Not so long ago TheInc created a live experience for CES2017 where people could instantly create a 3D avatar of them and insert themselves into a virtual reality environment. The concept was simple: with so much AR and VR development going on…can you place yourself in a video game?
A Fortune 500 client commissioned a conceptual prototype to show how our digital life will create an exponential demand for data transmission and storage. We used a gaming engine and created a custom software and an interface that interacted real time with badge data to personalize the experience and deliver the digital 3D selfie.

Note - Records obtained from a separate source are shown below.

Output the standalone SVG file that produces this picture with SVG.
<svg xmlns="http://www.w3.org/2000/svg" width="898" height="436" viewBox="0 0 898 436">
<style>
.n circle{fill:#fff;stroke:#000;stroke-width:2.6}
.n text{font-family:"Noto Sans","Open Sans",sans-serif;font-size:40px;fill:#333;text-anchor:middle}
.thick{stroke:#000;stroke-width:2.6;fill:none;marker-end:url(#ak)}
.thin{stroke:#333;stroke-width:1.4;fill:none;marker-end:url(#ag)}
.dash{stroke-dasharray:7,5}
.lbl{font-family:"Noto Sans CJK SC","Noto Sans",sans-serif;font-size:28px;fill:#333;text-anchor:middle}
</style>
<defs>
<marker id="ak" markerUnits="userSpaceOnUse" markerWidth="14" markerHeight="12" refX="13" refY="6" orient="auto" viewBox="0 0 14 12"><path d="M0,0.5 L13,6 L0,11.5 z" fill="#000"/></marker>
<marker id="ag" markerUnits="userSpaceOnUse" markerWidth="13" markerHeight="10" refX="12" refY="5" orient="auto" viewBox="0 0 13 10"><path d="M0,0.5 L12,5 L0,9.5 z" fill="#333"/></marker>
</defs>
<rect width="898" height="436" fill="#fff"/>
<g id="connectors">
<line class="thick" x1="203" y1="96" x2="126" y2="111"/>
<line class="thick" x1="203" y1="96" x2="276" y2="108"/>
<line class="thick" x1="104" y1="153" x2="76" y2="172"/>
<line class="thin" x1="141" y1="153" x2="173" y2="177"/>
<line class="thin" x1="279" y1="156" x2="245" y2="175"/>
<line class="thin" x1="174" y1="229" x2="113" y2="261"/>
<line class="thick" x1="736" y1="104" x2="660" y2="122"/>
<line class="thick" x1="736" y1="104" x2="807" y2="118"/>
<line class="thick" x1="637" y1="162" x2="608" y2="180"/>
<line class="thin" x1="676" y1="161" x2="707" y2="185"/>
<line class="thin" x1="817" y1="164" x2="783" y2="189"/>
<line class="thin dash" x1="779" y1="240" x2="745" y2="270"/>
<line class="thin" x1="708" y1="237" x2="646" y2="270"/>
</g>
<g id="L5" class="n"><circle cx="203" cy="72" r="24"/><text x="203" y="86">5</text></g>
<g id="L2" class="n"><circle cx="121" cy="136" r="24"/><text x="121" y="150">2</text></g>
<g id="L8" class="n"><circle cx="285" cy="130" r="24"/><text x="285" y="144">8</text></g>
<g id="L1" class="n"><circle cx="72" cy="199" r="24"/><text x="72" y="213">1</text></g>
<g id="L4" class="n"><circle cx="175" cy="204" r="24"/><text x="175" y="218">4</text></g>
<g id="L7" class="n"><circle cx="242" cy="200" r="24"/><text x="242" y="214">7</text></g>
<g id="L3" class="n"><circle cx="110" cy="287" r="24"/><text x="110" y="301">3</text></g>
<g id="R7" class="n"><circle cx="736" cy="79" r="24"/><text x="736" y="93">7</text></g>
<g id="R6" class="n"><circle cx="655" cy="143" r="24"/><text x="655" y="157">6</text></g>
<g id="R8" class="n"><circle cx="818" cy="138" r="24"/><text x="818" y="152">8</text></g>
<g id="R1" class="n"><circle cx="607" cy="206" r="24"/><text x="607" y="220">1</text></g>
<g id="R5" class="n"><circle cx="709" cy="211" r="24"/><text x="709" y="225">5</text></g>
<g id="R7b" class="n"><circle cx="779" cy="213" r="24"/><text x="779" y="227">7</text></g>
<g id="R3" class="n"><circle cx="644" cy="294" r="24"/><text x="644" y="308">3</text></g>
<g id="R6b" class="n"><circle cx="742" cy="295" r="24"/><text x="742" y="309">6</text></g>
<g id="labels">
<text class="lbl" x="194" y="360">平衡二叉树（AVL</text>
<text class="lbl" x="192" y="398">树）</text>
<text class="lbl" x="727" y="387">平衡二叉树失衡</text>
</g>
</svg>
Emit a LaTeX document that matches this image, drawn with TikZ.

Virtual identity is a very active field, A dozen new companies emerged last year alone claiming capabilities from digitalization to semantics enablement. After the live demo at CES, we started to think about the possibility of capturing somebody’s mind and soul and recreate it. In essence, building a series of algorithms that can recognize and track individual characters and capture their body language, facial expressions and voice along with a machine learning tool analyses the each gesture and response to understand how a living thing will response or physically react in a give situation.

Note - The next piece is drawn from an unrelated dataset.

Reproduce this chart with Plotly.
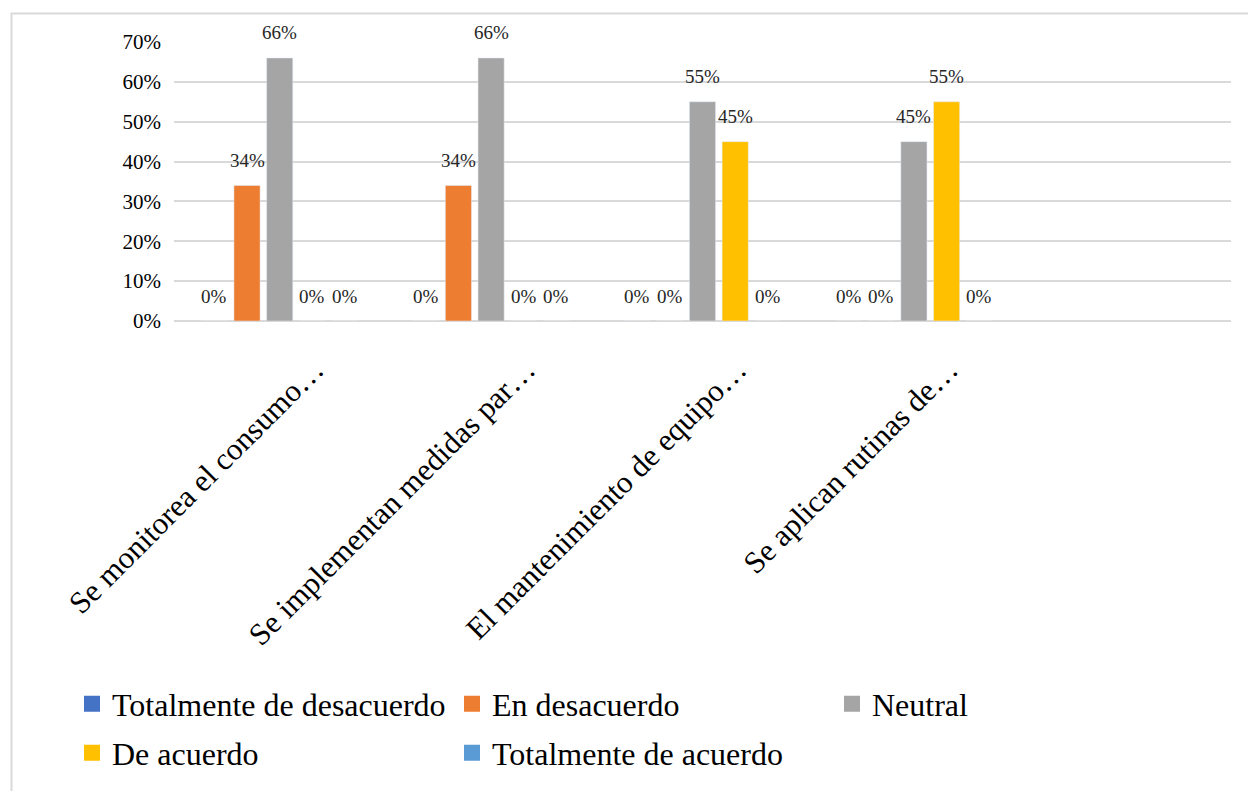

The current limitation isn’t the capability of the models but the existence of data sets with high resolution. As soon as a dataset of a Australian Shepherd dog became available we started experimenting with an interface that would allow a user to submit a variety of content to a custom software.
The technology is developmental, but we were able to envision a path to create a rough model that could be imported into a VR experience and “acted” like the subject. While “Mason” has a very rudimentary AI-fueled engine, its digital “twin” was able to provide a credible experience in the virtual world.

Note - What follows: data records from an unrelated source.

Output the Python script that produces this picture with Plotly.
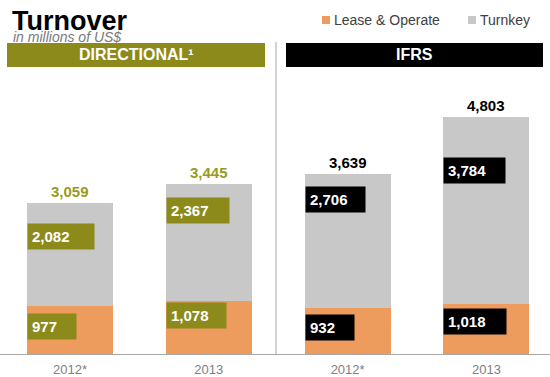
import plotly.graph_objects as go

# ---- data -------------------------------------------------------------
periods = ["2012*", "2013", "2012*", "2013"]
groups = ["DIRECTIONAL\u00b9", "IFRS"]
series_names = ["Lease & Operate", "Turnkey"]
lease_operate = [977, 1078, 932, 1018]
turnkey = [2082, 2367, 2706, 3784]
totals = [3059, 3445, 3639, 4803]

# ---- styling ----------------------------------------------------------
W, H = 550, 377
FONT = "Arial, 'Liberation Sans', sans-serif"
ORANGE = "#EE9B5E"
GREY = "#C8C8C8"
OLIVE = "#8C8A1A"
OLIVE_TXT = "#9A9A22"
BLACK = "#000000"
group_color = [OLIVE, OLIVE, BLACK, BLACK]
total_color = [OLIVE_TXT, OLIVE_TXT, BLACK, BLACK]

PLOT_TOP, PLOT_BOTTOM = 70, 354          # pixel rows of the plotting area
BAR_W = 0.62
X_LEFT, X_RIGHT = -0.5043, 3.458
Y_MAX = 5754

# label boxes: width (px) and drop below the segment top (px)
lo_box_w = [48, 59, 48, 62]
lo_box_drop = [7, 1, 6, 4]
tk_box_w = [66, 62, 59, 61]
tk_box_drop = [20, 13, 12, 40]
BOX_H = 25
PAD = 4

xs = list(range(len(periods)))


def py(p):
    """pixel row -> paper y"""
    return 1 - p / H


def px(p):
    """pixel column -> paper x"""
    return p / W


fig = go.Figure()
fig.add_trace(go.Bar(x=xs, y=lease_operate, name=series_names[0],
                     marker=dict(color=ORANGE, line=dict(width=0)),
                     width=BAR_W, showlegend=False, hoverinfo="skip"))
fig.add_trace(go.Bar(x=xs, y=turnkey, name=series_names[1],
                     marker=dict(color=GREY, line=dict(width=0)),
                     width=BAR_W, showlegend=False, hoverinfo="skip"))

annotations = []
shapes = []

# value boxes inside the segments
for i in xs:
    left = i - BAR_W / 2
    for val, top, bw, drop in (
        (lease_operate[i], lease_operate[i], lo_box_w[i], lo_box_drop[i]),
        (turnkey[i], lease_operate[i] + turnkey[i], tk_box_w[i], tk_box_drop[i]),
    ):
        annotations.append(dict(
            x=left, y=top, xref="x", yref="y", xanchor="left", yanchor="top",
            yshift=-drop, text=f"<b>{val:,}</b>", showarrow=False,
            font=dict(family=FONT, size=15, color="white"),
            bgcolor=group_color[i], borderpad=PAD, align="left",
            width=bw - 2 * PAD, height=BOX_H - 2 * PAD))
    # totals above the bars
    annotations.append(dict(
        x=i, y=totals[i], xref="x", yref="y", xanchor="center", yanchor="bottom",
        yshift=1, text=f"<b>{totals[i]:,}</b>", showarrow=False,
        font=dict(family=FONT, size=15, color=total_color[i])))

# title block
annotations.append(dict(x=px(10), y=py(38), xref="paper", yref="paper",
                        xanchor="left", yanchor="bottom", showarrow=False,
                        text="<b>Turnover</b>",
                        font=dict(family=FONT, size=27, color="#000000")))
annotations.append(dict(x=px(11), y=py(47), xref="paper", yref="paper",
                        xanchor="left", yanchor="bottom", showarrow=False,
                        text="<i>in millions of US$</i>",
                        font=dict(family=FONT, size=14, color="#7A7A7A")))

# group header bands
header_spans = [(7, 265, OLIVE), (286, 543, BLACK)]
for (x0, x1, col), label in zip(header_spans, groups):
    shapes.append(dict(type="rect", xref="paper", yref="paper",
                       x0=px(x0), x1=px(x1), y0=py(67), y1=py(43),
                       fillcolor=col, line=dict(width=0), layer="below"))
    annotations.append(dict(x=px((x0 + x1) / 2), y=py(55), xref="paper", yref="paper",
                            xanchor="center", yanchor="middle", showarrow=False,
                            text=f"<b>{label}</b>",
                            font=dict(family=FONT, size=16, color="white")))

# divider between the two groups
shapes.append(dict(type="line", xref="paper", yref="paper",
                   x0=px(276), x1=px(276), y0=py(PLOT_BOTTOM), y1=py(42),
                   line=dict(color="#B4B4B4", width=1.2)))

# legend
legend_items = [(322, series_names[0], ORANGE), (468, series_names[1], GREY)]
for x0, name, col in legend_items:
    shapes.append(dict(type="rect", xref="paper", yref="paper",
                       x0=px(x0), x1=px(x0 + 8), y0=py(24), y1=py(16),
                       fillcolor=col, line=dict(width=0)))
    annotations.append(dict(x=px(x0 + 10), y=py(20), xref="paper", yref="paper",
                            xanchor="left", yanchor="middle", showarrow=False,
                            text=name, font=dict(family=FONT, size=14, color="#404040")))

fig.update_layout(
    width=W, height=H,
    margin=dict(l=0, r=0, t=0, b=0),
    paper_bgcolor="white", plot_bgcolor="white",
    barmode="stack", bargap=0,
    annotations=annotations, shapes=shapes,
    xaxis=dict(range=[X_LEFT, X_RIGHT], tickmode="array", tickvals=xs,
               ticktext=periods, showgrid=False, zeroline=False,
               showline=True, linecolor="#A8A8A8", linewidth=1, ticks="",
               ticklabelstandoff=3,
               tickfont=dict(family=FONT, size=13, color="#808080")),
    yaxis=dict(range=[0, Y_MAX], domain=[1 - PLOT_BOTTOM / H, 1 - PLOT_TOP / H],
               visible=False, showgrid=False, zeroline=False),
    showlegend=False,
)

fig.write_html("out.html")
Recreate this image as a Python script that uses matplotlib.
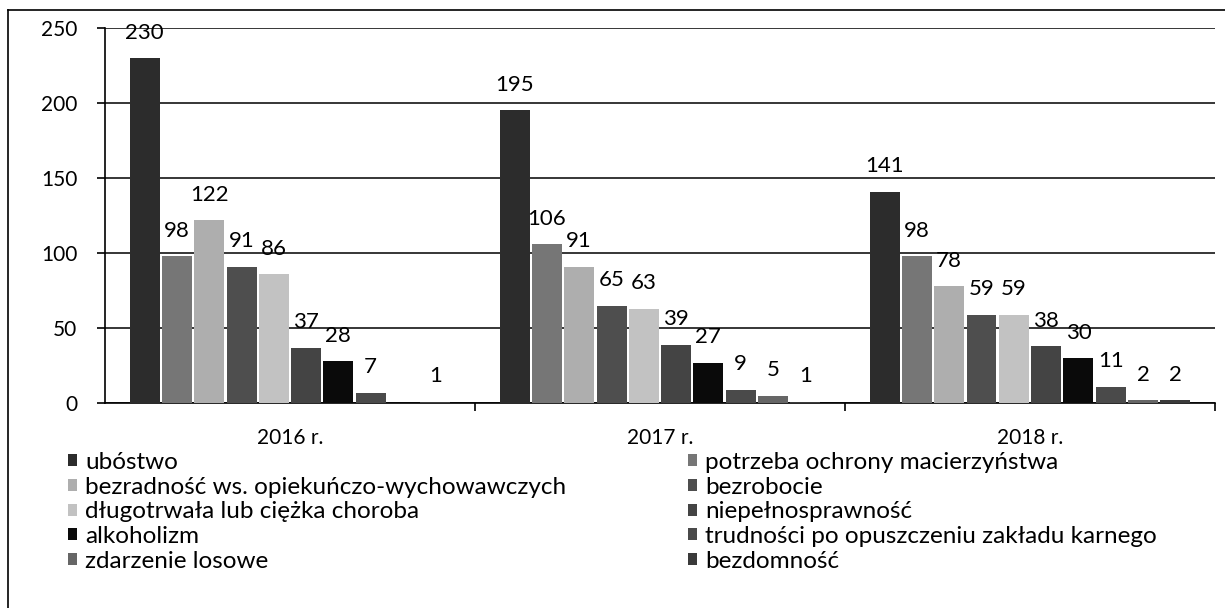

How long until we can produce full AI generated 3D Avatars that are hyper photorealistic? It’s anyone’s guess, but it’s probably on the order of years, if not at least a decade. With ways to use AI and Machine Learning frameworks in cloud environments, there is a path for the democratization of the technology. Along with a machine learning tools that analyses each gesture and response to understand how a model will react to a given situation, the end result could be a “virtually immortalized” 3D version the individual or living thing that can generate new sentences, move and express just like the model.